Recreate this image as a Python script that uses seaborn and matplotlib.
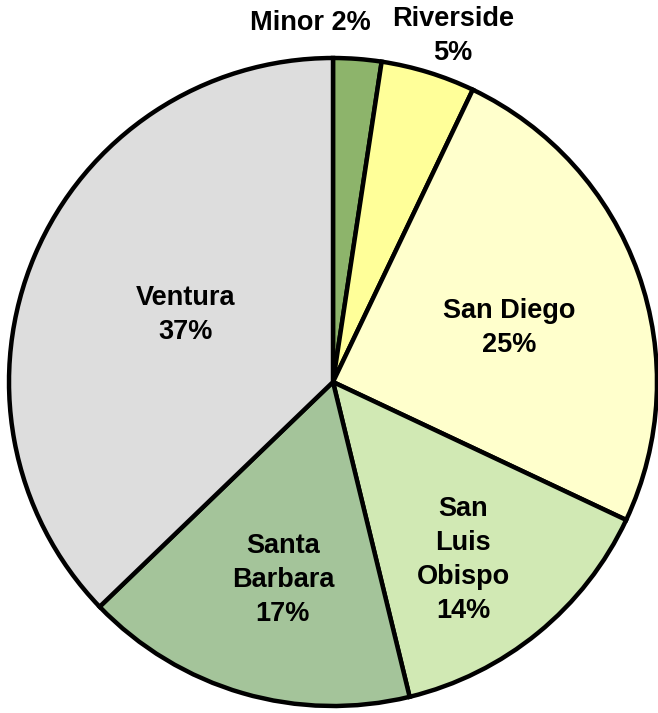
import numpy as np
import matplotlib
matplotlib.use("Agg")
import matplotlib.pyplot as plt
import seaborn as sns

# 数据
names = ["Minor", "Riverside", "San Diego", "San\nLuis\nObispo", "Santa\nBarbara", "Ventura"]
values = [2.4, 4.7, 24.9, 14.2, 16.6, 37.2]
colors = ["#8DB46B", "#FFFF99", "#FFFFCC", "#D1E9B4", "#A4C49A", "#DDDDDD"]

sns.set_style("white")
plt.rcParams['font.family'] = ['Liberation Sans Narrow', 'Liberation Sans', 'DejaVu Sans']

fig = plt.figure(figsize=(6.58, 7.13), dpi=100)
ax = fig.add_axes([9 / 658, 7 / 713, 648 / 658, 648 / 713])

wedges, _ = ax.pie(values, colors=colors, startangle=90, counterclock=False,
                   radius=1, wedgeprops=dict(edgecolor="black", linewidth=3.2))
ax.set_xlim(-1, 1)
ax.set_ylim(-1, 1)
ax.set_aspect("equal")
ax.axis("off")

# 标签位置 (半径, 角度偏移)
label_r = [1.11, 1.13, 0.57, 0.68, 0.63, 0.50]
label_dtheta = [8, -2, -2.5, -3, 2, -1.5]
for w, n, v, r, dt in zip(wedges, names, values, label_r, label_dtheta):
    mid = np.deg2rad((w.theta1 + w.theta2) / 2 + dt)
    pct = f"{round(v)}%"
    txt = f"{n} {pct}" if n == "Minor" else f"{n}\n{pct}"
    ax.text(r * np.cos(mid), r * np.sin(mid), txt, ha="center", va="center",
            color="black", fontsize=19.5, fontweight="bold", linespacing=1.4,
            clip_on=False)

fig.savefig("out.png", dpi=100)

--

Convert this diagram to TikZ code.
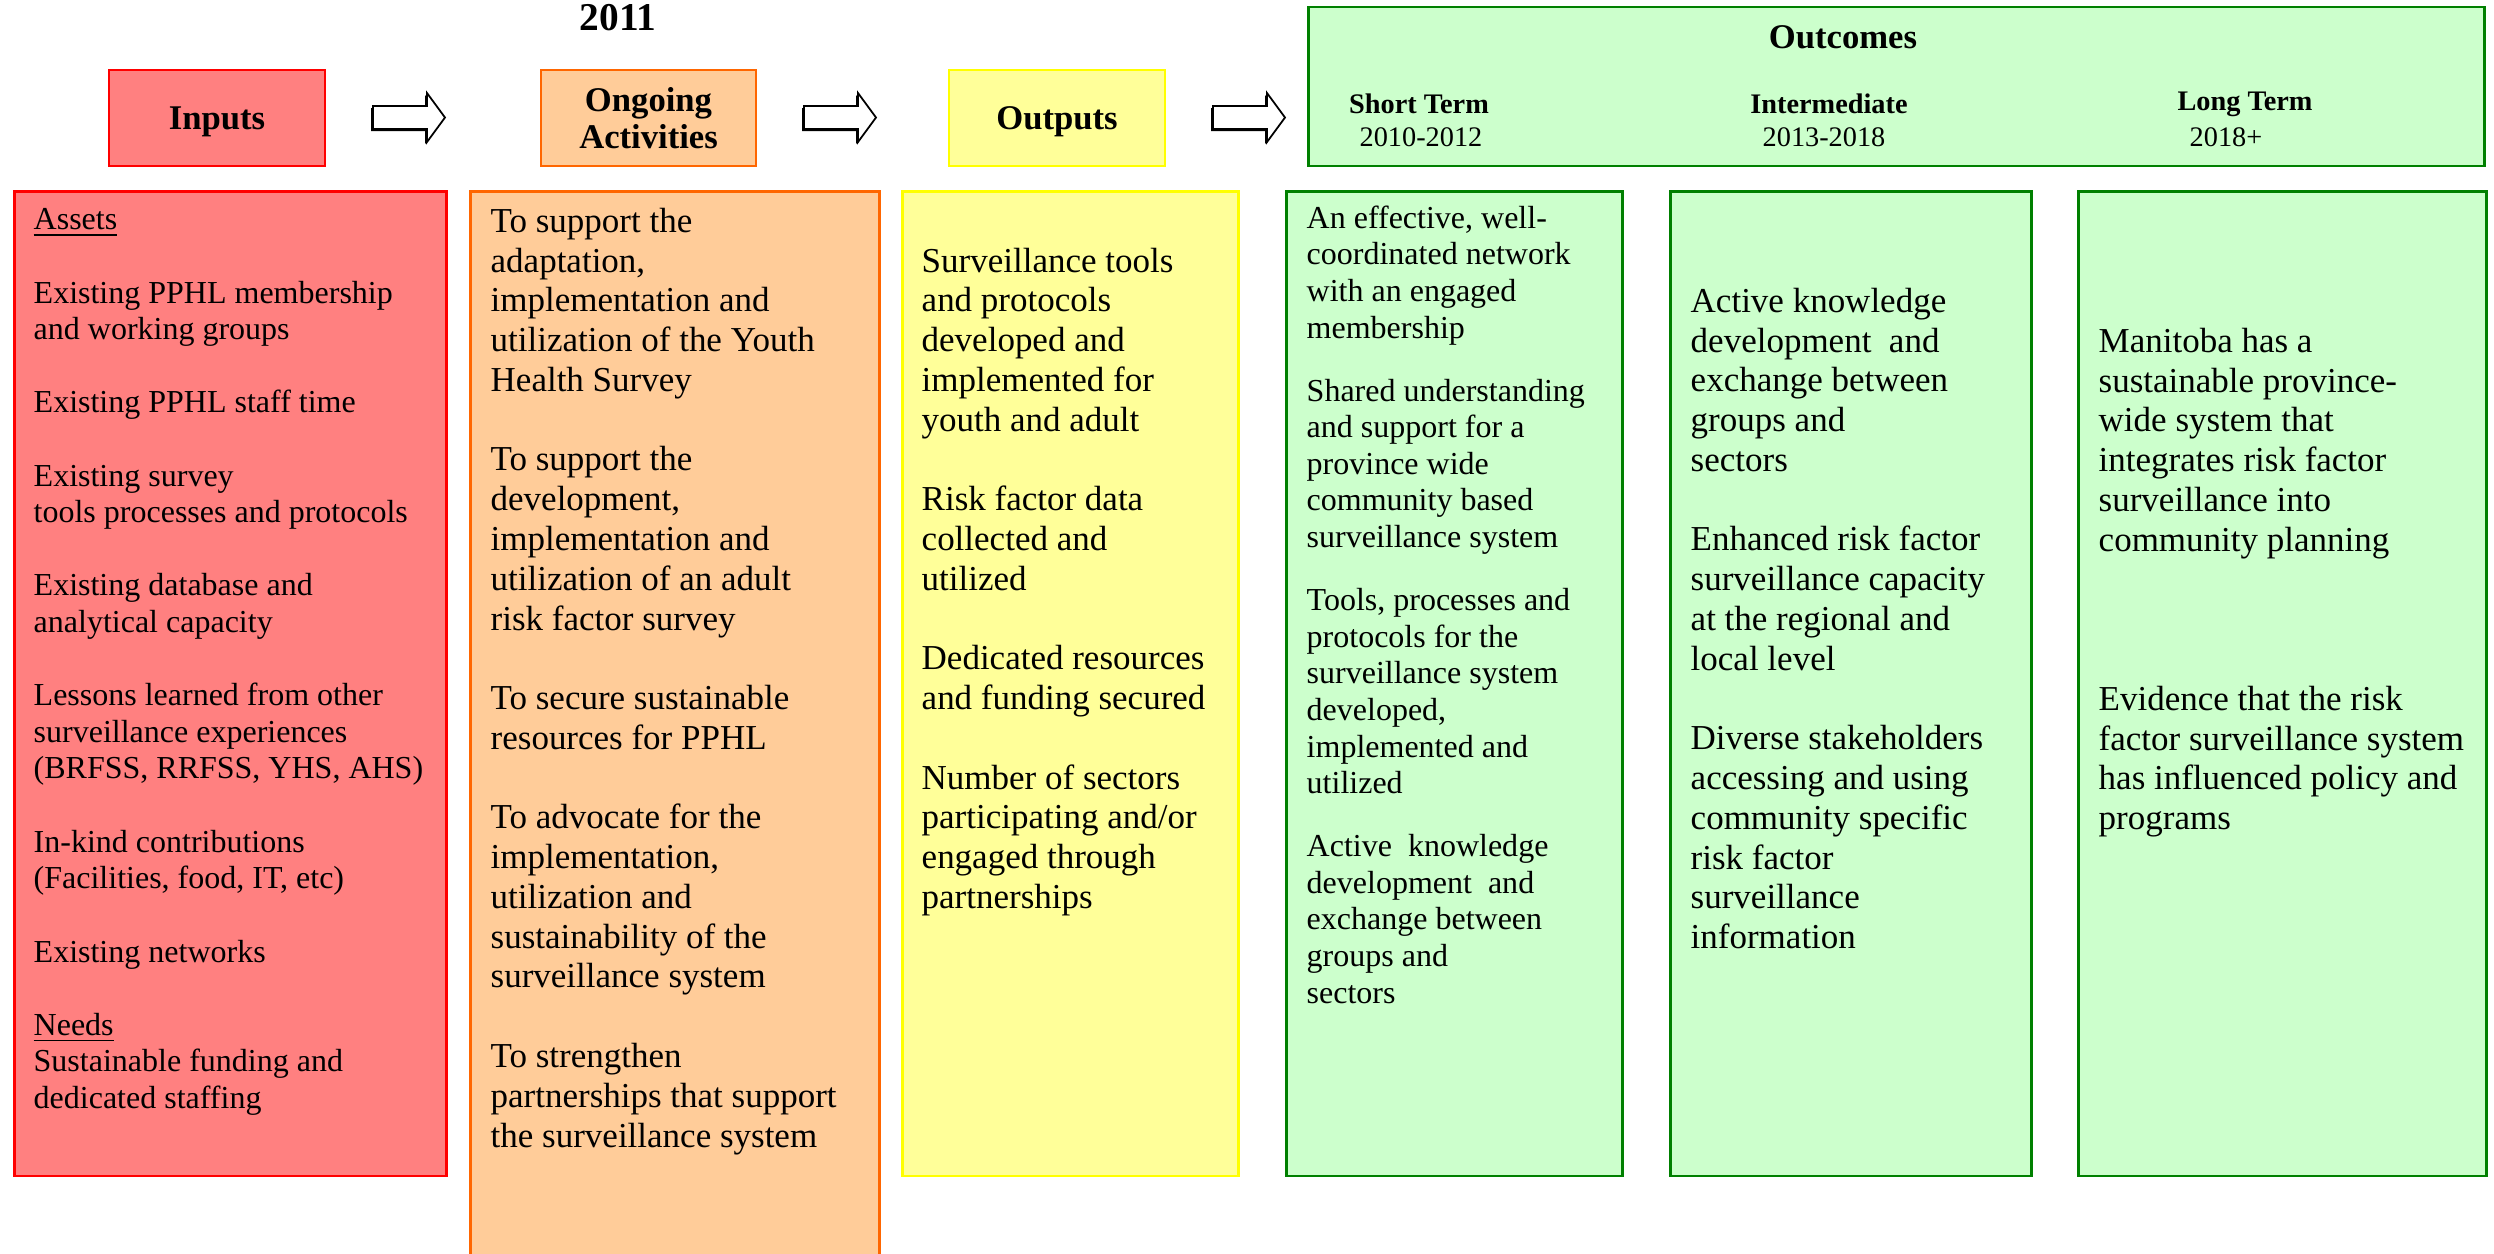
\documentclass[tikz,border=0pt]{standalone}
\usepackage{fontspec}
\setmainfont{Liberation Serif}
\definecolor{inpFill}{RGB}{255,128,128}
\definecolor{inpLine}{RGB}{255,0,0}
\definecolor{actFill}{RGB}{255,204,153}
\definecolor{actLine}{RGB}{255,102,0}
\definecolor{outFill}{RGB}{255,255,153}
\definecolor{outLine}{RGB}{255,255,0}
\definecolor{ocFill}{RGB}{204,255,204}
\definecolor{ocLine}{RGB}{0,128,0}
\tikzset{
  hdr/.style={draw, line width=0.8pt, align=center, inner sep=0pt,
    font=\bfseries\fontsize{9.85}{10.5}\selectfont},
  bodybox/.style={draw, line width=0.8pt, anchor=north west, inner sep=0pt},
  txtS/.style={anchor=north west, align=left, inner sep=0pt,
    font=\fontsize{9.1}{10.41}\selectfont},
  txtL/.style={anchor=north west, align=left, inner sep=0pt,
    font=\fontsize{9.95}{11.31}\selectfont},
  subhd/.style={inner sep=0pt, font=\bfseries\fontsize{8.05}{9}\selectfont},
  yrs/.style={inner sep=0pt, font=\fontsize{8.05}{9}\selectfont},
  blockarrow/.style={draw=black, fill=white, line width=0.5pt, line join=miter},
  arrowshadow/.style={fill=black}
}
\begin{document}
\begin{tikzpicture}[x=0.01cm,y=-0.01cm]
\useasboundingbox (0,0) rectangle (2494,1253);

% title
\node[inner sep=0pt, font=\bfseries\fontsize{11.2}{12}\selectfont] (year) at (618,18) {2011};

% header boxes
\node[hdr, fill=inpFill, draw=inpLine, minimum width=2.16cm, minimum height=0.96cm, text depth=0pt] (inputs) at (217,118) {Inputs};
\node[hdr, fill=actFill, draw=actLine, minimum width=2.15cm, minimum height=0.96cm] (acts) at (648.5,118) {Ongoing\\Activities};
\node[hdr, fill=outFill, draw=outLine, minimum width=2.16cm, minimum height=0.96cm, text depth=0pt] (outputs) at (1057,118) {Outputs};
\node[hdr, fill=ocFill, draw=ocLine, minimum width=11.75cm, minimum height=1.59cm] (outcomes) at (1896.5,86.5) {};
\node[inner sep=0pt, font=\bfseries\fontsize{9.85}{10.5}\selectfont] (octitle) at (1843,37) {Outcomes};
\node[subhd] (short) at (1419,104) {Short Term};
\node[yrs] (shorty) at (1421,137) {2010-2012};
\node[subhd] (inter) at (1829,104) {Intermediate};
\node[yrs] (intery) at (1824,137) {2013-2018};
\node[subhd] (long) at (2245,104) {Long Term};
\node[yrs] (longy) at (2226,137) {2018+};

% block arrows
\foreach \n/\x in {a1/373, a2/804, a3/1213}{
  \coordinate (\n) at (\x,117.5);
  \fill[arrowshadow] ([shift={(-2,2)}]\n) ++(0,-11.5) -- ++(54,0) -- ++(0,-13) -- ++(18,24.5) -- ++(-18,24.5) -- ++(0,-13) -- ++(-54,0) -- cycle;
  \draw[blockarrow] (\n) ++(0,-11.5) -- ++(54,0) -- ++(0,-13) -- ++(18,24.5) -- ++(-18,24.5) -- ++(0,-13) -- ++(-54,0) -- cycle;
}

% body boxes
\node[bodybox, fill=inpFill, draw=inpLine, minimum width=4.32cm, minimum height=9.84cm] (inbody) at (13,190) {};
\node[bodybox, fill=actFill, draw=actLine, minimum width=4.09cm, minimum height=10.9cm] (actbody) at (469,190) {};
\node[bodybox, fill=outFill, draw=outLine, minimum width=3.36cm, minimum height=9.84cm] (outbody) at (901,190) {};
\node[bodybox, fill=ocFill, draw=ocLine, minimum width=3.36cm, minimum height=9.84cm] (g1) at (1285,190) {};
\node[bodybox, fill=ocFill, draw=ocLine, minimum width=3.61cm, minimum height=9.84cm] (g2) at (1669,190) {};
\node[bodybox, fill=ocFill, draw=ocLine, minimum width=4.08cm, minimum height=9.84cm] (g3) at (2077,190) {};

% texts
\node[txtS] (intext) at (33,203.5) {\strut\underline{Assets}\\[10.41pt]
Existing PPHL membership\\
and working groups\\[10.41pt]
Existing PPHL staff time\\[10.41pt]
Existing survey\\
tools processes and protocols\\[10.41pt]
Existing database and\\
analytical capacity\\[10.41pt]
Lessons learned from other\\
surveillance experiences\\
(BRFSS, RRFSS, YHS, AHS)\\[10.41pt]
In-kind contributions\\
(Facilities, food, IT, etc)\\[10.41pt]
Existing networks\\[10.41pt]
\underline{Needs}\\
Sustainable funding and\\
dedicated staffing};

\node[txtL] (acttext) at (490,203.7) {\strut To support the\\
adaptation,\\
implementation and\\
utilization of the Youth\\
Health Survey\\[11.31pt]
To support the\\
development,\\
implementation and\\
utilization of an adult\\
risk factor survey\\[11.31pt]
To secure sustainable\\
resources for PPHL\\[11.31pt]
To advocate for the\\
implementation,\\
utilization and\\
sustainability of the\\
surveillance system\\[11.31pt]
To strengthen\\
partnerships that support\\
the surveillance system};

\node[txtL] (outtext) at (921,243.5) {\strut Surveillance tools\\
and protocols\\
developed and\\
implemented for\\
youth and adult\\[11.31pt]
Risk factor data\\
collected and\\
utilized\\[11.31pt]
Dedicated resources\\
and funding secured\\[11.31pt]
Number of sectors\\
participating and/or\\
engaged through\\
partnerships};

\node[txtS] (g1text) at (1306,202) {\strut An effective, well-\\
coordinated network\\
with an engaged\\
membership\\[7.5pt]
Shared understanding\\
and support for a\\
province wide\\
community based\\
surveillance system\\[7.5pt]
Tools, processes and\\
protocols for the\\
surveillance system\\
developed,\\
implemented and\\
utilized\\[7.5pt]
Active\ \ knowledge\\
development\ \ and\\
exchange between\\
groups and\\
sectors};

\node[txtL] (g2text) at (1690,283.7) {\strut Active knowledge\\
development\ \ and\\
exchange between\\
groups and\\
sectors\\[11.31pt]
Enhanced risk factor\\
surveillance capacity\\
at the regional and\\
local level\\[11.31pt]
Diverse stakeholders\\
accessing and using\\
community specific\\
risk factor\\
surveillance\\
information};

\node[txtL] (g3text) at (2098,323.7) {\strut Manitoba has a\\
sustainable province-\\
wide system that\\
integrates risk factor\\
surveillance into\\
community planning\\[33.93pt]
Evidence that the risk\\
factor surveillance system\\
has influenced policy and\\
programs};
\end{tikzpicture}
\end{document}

==

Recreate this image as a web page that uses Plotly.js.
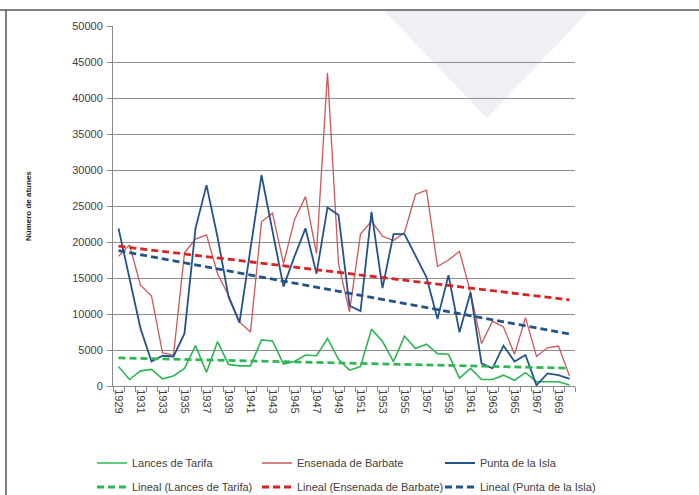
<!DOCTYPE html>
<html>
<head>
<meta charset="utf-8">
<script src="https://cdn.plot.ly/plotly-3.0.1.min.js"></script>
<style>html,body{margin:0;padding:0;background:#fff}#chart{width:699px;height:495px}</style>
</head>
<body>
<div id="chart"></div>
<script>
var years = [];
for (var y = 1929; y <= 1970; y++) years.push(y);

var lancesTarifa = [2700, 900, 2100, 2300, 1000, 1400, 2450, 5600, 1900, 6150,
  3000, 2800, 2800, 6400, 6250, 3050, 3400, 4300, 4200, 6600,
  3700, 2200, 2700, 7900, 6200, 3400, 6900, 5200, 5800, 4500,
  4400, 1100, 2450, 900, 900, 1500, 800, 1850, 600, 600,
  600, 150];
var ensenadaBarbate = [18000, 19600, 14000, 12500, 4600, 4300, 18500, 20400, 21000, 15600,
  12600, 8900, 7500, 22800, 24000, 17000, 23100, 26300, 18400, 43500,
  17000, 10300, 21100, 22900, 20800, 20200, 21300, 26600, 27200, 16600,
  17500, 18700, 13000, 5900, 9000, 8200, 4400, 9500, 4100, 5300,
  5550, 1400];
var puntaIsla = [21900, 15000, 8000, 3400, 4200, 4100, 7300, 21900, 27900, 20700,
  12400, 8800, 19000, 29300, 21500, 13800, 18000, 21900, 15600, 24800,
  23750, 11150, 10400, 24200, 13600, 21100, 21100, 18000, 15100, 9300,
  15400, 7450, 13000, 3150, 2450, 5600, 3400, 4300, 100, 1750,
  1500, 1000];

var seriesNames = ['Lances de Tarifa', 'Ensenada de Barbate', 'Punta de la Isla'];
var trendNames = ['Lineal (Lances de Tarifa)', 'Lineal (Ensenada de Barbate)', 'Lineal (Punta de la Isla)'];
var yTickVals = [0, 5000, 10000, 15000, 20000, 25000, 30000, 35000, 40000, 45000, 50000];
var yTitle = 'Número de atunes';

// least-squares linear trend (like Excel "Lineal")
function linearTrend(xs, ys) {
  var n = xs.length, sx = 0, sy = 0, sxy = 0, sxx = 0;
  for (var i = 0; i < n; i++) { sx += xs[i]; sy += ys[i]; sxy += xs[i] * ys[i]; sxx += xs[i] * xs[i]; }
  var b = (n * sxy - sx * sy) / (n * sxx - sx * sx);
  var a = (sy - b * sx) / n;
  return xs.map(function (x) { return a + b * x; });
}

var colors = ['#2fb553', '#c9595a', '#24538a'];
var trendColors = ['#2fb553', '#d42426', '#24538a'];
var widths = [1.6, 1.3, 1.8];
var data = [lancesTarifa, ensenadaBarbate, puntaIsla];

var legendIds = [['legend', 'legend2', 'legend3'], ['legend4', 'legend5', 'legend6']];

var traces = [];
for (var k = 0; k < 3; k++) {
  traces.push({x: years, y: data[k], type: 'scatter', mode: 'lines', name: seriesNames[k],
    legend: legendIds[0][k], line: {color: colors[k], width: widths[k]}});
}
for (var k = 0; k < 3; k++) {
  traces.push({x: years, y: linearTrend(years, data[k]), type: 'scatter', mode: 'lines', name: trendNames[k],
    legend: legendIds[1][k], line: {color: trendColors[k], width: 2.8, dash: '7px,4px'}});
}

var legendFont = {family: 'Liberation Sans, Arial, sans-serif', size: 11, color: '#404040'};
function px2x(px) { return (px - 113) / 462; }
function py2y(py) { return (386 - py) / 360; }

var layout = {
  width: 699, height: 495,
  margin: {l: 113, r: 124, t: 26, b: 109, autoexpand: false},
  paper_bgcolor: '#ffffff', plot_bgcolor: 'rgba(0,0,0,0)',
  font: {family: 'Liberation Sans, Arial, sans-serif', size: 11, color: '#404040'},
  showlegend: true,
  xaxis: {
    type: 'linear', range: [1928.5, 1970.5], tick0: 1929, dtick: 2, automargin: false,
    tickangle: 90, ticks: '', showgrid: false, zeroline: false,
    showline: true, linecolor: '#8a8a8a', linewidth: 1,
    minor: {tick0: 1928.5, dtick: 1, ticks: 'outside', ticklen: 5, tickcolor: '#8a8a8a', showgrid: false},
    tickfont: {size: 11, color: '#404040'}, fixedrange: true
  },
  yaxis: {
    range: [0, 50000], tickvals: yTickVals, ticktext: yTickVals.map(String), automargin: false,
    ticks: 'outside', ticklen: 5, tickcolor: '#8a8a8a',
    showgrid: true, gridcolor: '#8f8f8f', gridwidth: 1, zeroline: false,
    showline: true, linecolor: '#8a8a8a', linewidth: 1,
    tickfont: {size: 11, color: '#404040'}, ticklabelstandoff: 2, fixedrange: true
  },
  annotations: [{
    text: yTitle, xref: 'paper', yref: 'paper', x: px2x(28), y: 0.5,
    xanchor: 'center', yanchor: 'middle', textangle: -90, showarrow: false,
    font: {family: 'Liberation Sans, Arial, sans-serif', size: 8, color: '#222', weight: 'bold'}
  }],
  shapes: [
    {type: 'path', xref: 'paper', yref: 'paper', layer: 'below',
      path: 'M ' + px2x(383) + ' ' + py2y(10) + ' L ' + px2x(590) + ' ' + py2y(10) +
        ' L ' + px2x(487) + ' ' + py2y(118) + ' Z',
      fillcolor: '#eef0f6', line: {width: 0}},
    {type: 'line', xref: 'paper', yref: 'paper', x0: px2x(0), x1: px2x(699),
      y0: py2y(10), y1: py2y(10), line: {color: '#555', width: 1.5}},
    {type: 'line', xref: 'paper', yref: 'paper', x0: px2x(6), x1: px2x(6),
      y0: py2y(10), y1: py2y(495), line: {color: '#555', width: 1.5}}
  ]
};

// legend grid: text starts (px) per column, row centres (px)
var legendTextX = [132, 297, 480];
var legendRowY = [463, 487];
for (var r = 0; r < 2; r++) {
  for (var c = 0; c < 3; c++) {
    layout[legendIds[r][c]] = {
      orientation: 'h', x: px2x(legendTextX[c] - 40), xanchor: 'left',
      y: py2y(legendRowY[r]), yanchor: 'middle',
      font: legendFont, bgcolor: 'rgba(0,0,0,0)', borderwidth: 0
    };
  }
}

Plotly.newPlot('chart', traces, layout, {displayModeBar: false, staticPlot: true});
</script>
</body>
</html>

WHAT IS ASKED =>
Repeat only the lines running from "Recreate this image as a web" to "for (var y = 1929;", ends included, and leave the pictures out.

WORKED ANSWER =>
Recreate this image as a web page that uses Plotly.js.
<!DOCTYPE html>
<html>
<head>
<meta charset="utf-8">
<script src="https://cdn.plot.ly/plotly-3.0.1.min.js"></script>
<style>html,body{margin:0;padding:0;background:#fff}#chart{width:699px;height:495px}</style>
</head>
<body>
<div id="chart"></div>
<script>
var years = [];
for (var y = 1929; y <= 1970; y++) years.push(y);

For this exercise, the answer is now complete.